We learned on Tuesday that Teleprompter Trump can stick with the “look at me, I’m so presidential” script for a whole hour without it being the first State of the Union the network censors bleep.
But remember, the person writing the president’s SOTU speech was immigration hard, hardliner Stephen Miller. Perhaps I should imagine what the pitbull White House advisor wishes he could’ve written.
The state of the union is weak. But we can make it stronger by barring immigrants from non-white countries. (Yes, nativists wanted to bar people like my Jewish ancestors from America. Yet some Jews have become assimilated enough into American society to adopt their exclusionary, anti-immigrant rhetoric without irony.
I say it’s about time we remove Emma Lazarus’s poem from the Statue of Liberty.
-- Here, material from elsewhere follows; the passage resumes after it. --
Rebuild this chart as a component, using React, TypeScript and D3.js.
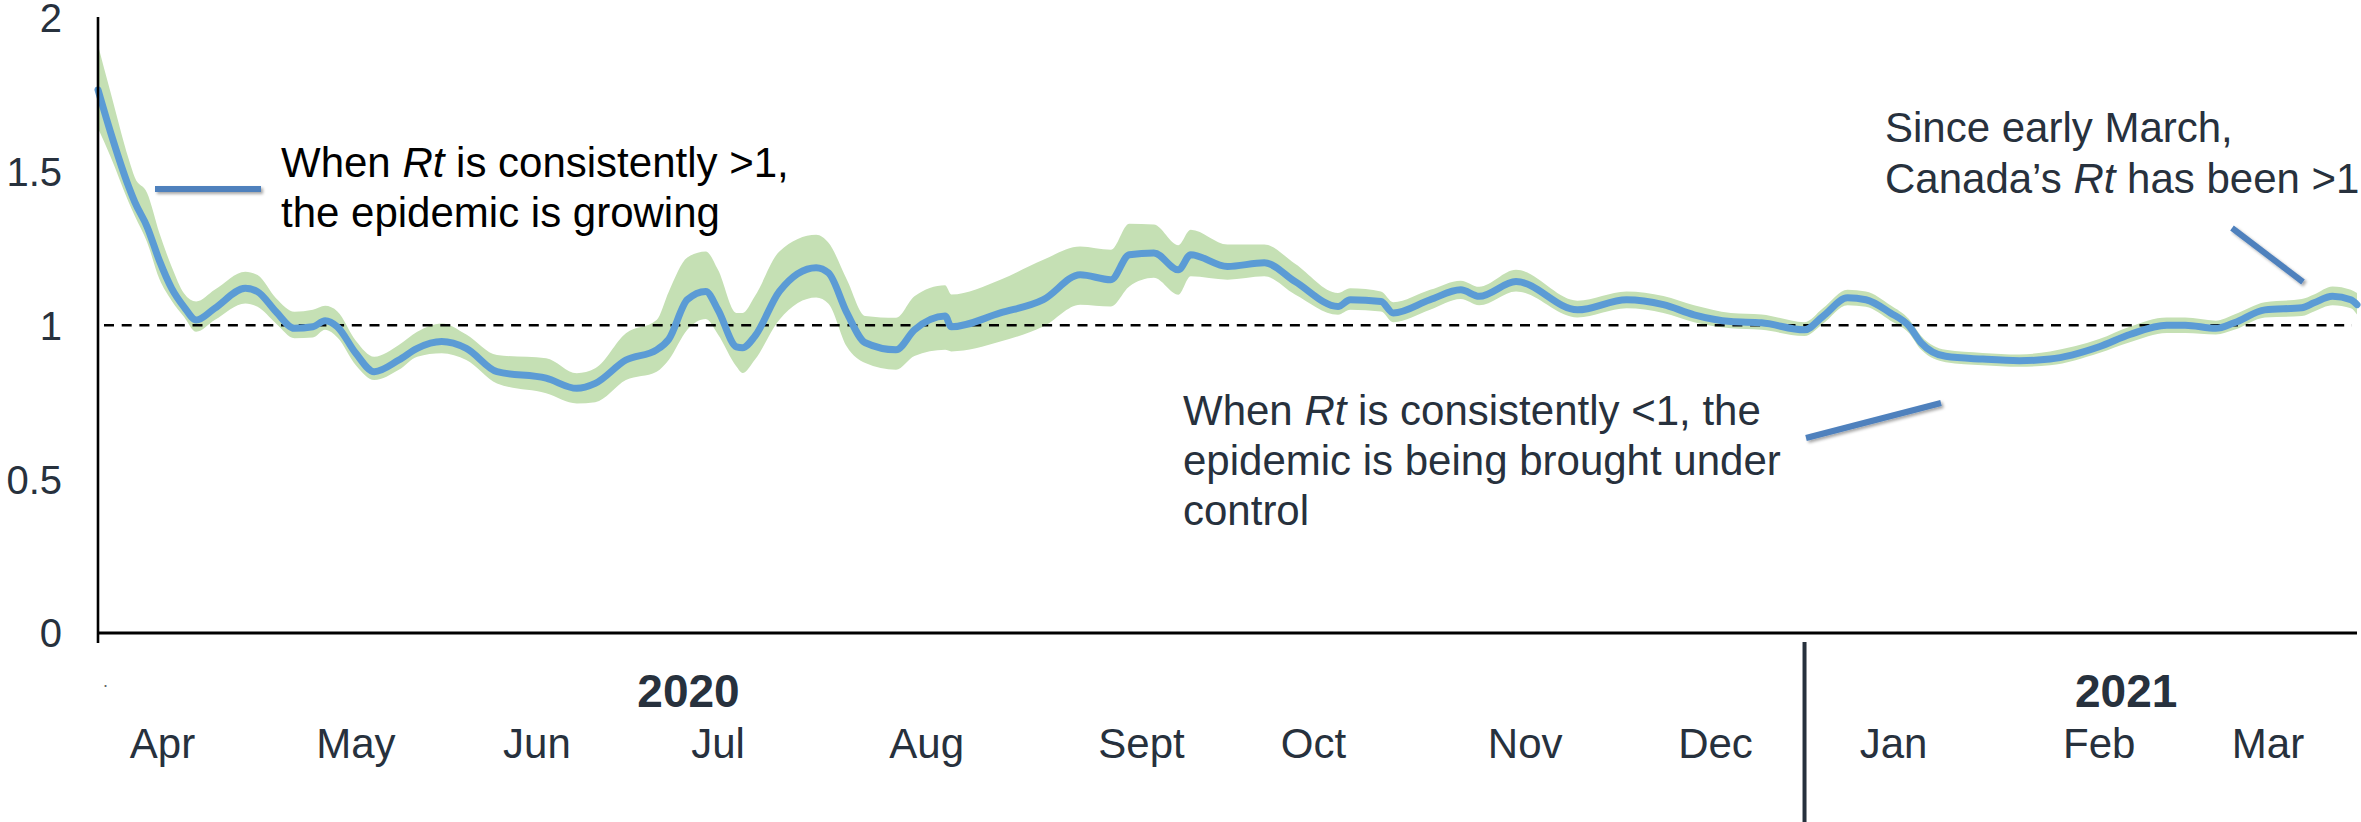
import React, { useEffect } from "react";
import * as d3 from "d3";

// Days since 2020-03-28
const days = [0, 2, 5, 6, 8, 10, 12, 14, 16, 19, 24, 26, 29, 32, 35, 37, 39, 42, 45, 49, 52, 56, 60, 65, 73, 78, 81, 86, 91, 93, 96, 99, 101, 104, 105, 107, 111, 117, 119, 122, 125, 130, 133, 138, 139, 147, 154, 160, 165, 168, 172, 176, 178, 184, 190, 195, 202, 204, 209, 211, 217, 222, 225, 231, 241, 249, 255, 260, 266, 271, 278, 281, 285, 288, 292, 295, 297, 301, 307, 313, 318, 326, 331, 337, 340, 345, 348, 353, 359, 361, 364, 367, 368];
const rt = [1.765, 1.63, 1.45, 1.40, 1.32, 1.21, 1.12, 1.06, 1.017, 1.055, 1.12, 1.109, 1.044, 0.99, 0.995, 1.015, 0.995, 0.909, 0.849, 0.887, 0.925, 0.947, 0.925, 0.849, 0.828, 0.795, 0.811, 0.887, 0.92, 0.955, 1.083, 1.11, 1.05, 0.93, 0.927, 0.964, 1.11, 1.187, 1.17, 1.04, 0.943, 0.92, 0.985, 1.03, 0.995, 1.04, 1.083, 1.164, 1.148, 1.229, 1.235, 1.18, 1.229, 1.191, 1.203, 1.142, 1.061, 1.083, 1.077, 1.04, 1.083, 1.115, 1.094, 1.142, 1.05, 1.083, 1.067, 1.034, 1.012, 1.008, 0.985, 1.029, 1.089, 1.083, 1.04, 0.998, 0.943, 0.899, 0.89, 0.885, 0.89, 0.93, 0.97, 1.0, 1.0, 0.99, 1.008, 1.05, 1.057, 1.073, 1.094, 1.083, 1.067];
const rtLow = [1.64, 1.55, 1.40, 1.355, 1.27, 1.15, 1.08, 1.028, 0.979, 1.017, 1.071, 1.06, 1.006, 0.958, 0.96, 0.985, 0.96, 0.87, 0.822, 0.855, 0.898, 0.909, 0.887, 0.811, 0.779, 0.746, 0.75, 0.822, 0.849, 0.888, 0.985, 1.02, 0.97, 0.866, 0.845, 0.888, 1.018, 1.09, 1.07, 0.93, 0.877, 0.855, 0.90, 0.92, 0.915, 0.947, 0.996, 1.067, 1.061, 1.126, 1.154, 1.099, 1.159, 1.148, 1.159, 1.10, 1.034, 1.05, 1.045, 1.01, 1.05, 1.085, 1.065, 1.11, 1.025, 1.055, 1.04, 1.01, 0.99, 0.985, 0.965, 1.005, 1.065, 1.06, 1.015, 0.975, 0.92, 0.88, 0.87, 0.865, 0.87, 0.91, 0.945, 0.975, 0.975, 0.97, 0.985, 1.025, 1.03, 1.045, 1.065, 1.055, 1.035];
const rtHigh = [1.91, 1.76, 1.54, 1.48, 1.43, 1.30, 1.19, 1.104, 1.077, 1.115, 1.174, 1.163, 1.088, 1.044, 1.05, 1.063, 1.045, 0.95, 0.898, 0.936, 0.979, 1.006, 0.97, 0.903, 0.893, 0.844, 0.86, 0.974, 1.017, 1.11, 1.22, 1.24, 1.18, 1.04, 1.04, 1.094, 1.24, 1.294, 1.268, 1.148, 1.03, 1.024, 1.094, 1.13, 1.10, 1.148, 1.213, 1.256, 1.245, 1.33, 1.327, 1.26, 1.31, 1.262, 1.262, 1.20, 1.105, 1.12, 1.11, 1.075, 1.115, 1.145, 1.125, 1.18, 1.08, 1.11, 1.095, 1.065, 1.04, 1.035, 1.01, 1.055, 1.115, 1.11, 1.065, 1.02, 0.965, 0.92, 0.91, 0.905, 0.915, 0.955, 0.995, 1.025, 1.025, 1.015, 1.035, 1.075, 1.085, 1.10, 1.126, 1.115, 1.105];

const yTicks = [0, 0.5, 1, 1.5, 2];
const yTickLabels = ["0", "0.5", "1", "1.5", "2"];
const monthLabels = ["Apr", "May", "Jun", "Jul", "Aug", "Sept", "Oct", "Nov", "Dec", "Jan", "Feb", "Mar"];
const monthDays = [10.5, 42, 71.5, 101, 135, 170, 198, 232.5, 263.5, 292.5, 326, 353.5];
const yearLabels = ["2020", "2021"];
const yearDays = [96.2, 330.4];
const yearBreakDay = 278;
const threshold = 1;

const W = 2361;
const H = 822;
const FONT = "'Liberation Sans', Arial, Helvetica, sans-serif";
const DARK = "#27313d";

export default function App() {
  useEffect(() => {
    document.body.style.margin = "0";
  }, []);

  const x = d3.scaleLinear().domain([0, 368]).range([98, 2357]);
  const y = d3.scaleLinear().domain([0, 2]).range([633, 17.5]);

  const pts = days.map((d, i) => ({ d, v: rt[i], lo: rtLow[i], hi: rtHigh[i] }));
  const area = d3
    .area<any>()
    .x((p) => x(p.d))
    .y0((p) => y(p.lo))
    .y1((p) => y(p.hi))
    .curve(d3.curveMonotoneX);
  const line = d3
    .line<any>()
    .x((p) => x(p.d))
    .y((p) => y(p.v))
    .curve(d3.curveMonotoneX);

  return (
    <svg width={W} height={H} style={{ display: "block", background: "#fff" }} fontFamily={FONT}>
      <defs>
        <filter id="shadow" filterUnits="userSpaceOnUse" x={0} y={0} width={W} height={H}>
          <feDropShadow dx="2" dy="2" stdDeviation="1.5" floodColor="#000" floodOpacity="0.35" />
        </filter>
      </defs>

      {/* confidence band */}
      <path d={area(pts) || ""} fill="#c5e0b4" />

      {/* threshold line */}
      <line x1={104} x2={2352} y1={y(threshold)} y2={y(threshold)} stroke="#000" strokeWidth={2.6} strokeDasharray="10 7.7" />

      {/* Rt line */}
      <path d={line(pts) || ""} fill="none" stroke="#5b9bd5" strokeWidth={7} strokeLinejoin="round" strokeLinecap="round" />

      {/* axes */}
      <line x1={98} x2={98} y1={17} y2={643} stroke="#000" strokeWidth={2.6} />
      <line x1={98} x2={2357} y1={633} y2={633} stroke="#000" strokeWidth={3} />

      {/* y tick labels */}
      {yTicks.map((t, i) => (
        <text key={t} x={62} y={y(t)} dy="0.36em" textAnchor="end" fontSize={40} fill={DARK}>
          {yTickLabels[i]}
        </text>
      ))}

      {/* year separator */}
      <line x1={x(yearBreakDay)} x2={x(yearBreakDay)} y1={642} y2={822} stroke={DARK} strokeWidth={4} />

      {/* tiny dot */}
      <text x={103} y={687} fontSize={18} fill="#666">.</text>

      {/* year labels */}
      {yearLabels.map((l, i) => (
        <text key={l} x={x(yearDays[i])} y={706.5} textAnchor="middle" fontSize={46} fontWeight="bold" fill={DARK}>
          {l}
        </text>
      ))}

      {/* month labels */}
      {monthLabels.map((m, i) => (
        <text key={m} x={x(monthDays[i])} y={758} textAnchor="middle" fontSize={42} fill={DARK}>
          {m}
        </text>
      ))}

      {/* annotation: growing */}
      <line x1={155} x2={261} y1={189} y2={189} stroke="#4f81bd" strokeWidth={6} filter="url(#shadow)" />
      <text x={281} y={177} fontSize={42} fill="#000">
        When <tspan fontStyle="italic">Rt</tspan> is consistently &gt;1,
      </text>
      <text x={281} y={227} fontSize={42} fill="#000">
        the epidemic is growing
      </text>

      {/* annotation: under control */}
      <line x1={1806} x2={1941} y1={438} y2={403} stroke="#4f81bd" strokeWidth={6} filter="url(#shadow)" />
      <text x={1183} y={425} fontSize={42} fill={DARK}>
        When <tspan fontStyle="italic">Rt</tspan> is consistently &lt;1, the
      </text>
      <text x={1183} y={475} fontSize={42} fill={DARK}>
        epidemic is being brought under
      </text>
      <text x={1183} y={525} fontSize={42} fill={DARK}>
        control
      </text>

      {/* annotation: since March */}
      <line x1={2232} x2={2303} y1={228} y2={282} stroke="#4f81bd" strokeWidth={6} filter="url(#shadow)" />
      <text x={1885} y={142} fontSize={42} fill={DARK}>
        Since early March,
      </text>
      <text x={1885} y={193} fontSize={42} fill={DARK}>
        Canada’s <tspan fontStyle="italic">Rt</tspan> has been &gt;1
      </text>
    </svg>
  );
}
After all, “The New Colossus” was added later and has no call to be on a statue symbolizing our freedom. Lazarus was the child of Jewish immigrants fleeing pogroms like my grandparents. She had not yet integrated enough into American culture to have absorbed its racist undercurrents.
I have a few ideas for what should replace her outdated welcome to the wretched refuse….
President Trump wants to build a wall between the U.S. and Mexico. I would go further. Let’s build a wall around the coasts, separating the Blue States from The Real America™.
It’s about time that the heartland of America was more than just a phrase. Where in the Constitution is it written that the President has to represent the interests of all fifty states?
Ask not what your country can do for you but what you can do for your party.
And may God bless the United Red States of America.